I started in radio at 13 on a Provisional license, 3rd Class at 14 and our Chief drove me 200 miles to Kansas City for my First and Radar Endorsement at 15. We were a little Ozarks 1kw daytimer but I remember feeling like I owned the airwaves. At 16 we added an FM, automated during the day, but live free-form at night. I went off to college, worked part time at some major stations in the East and Southeast then settled into a career as an Engineer for a semiconductor company.
I retired early and had an opportunity to grab up an LPFM license … and felt like I’d never been out of the driver’s seat. In the city where is live, AM is a wasteland of interference, sodium and MV lights, unregulated electronics and substations so leaky they can stall your car when driving by. I had a chance to be in the small town where I started out. Kids still gathered at the local hamburger joint and cruised the square…and I was stunned to hear them listening to the local AM station (which had obtained night time authority of 61 Watts) playing oldies rock (real oldies from the 60’s and 70’s) and the kid were loving it. The signal was clean (in my 66 Mustang) and the jock was obviously a high school kid that was having the time of his life.
AM is still there, but it’s rural, where it matters that folks get to hear the local football games, local voices on the air, and ads for burgers and shakes at the local hang out. I could go into a technical dissertation about what will save AM, technically, but I’m thinking that what IS saving AM is little local stations, with real voices, having fun…with the same magic that drew me to radio as a kid.
Yes, the FCC needs to crack down on interference, No, we do not need a proprietary HD scheme to go digital AM and break more little radio piggy banks. I had the great fortune to be in India and experience Digital Radio Mondale (DRM) and was simply stunned at the quality of broadcast and even more impressed that the station I was listening to was a traditional AM station retrofitted (inexpensively I might add).

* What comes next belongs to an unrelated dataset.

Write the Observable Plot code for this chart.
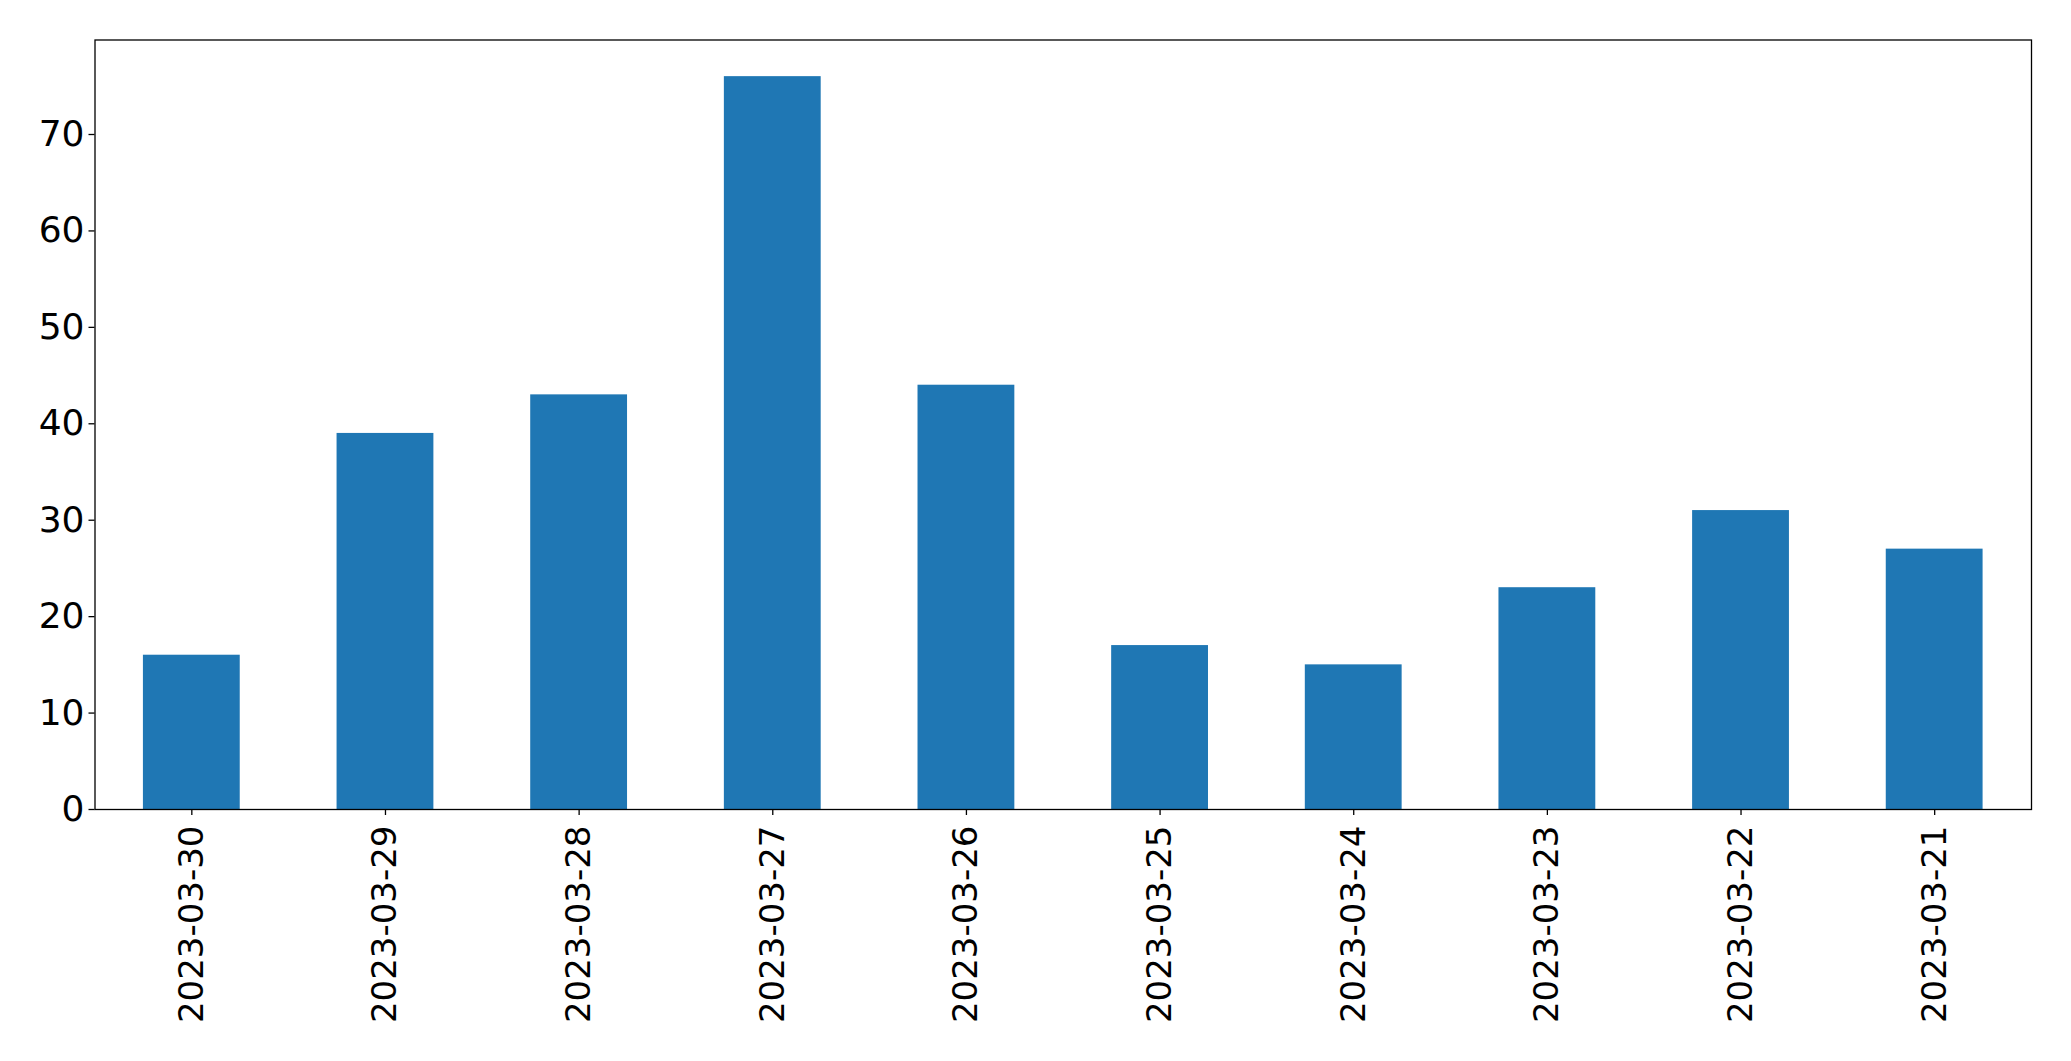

Perhaps “old” AM is dying, but AM as a broadcast medium is still alive, thriving in small towns and has the capacity to be revived with a little forward thinking, some minor investment, and understanding the need this country has for AM broadcasters in the middle of the country where FM just doesn’t have the range or penetration that we need. The FCC requires that broadcasters operate “as a trustee of the public interest”…why not let us do so?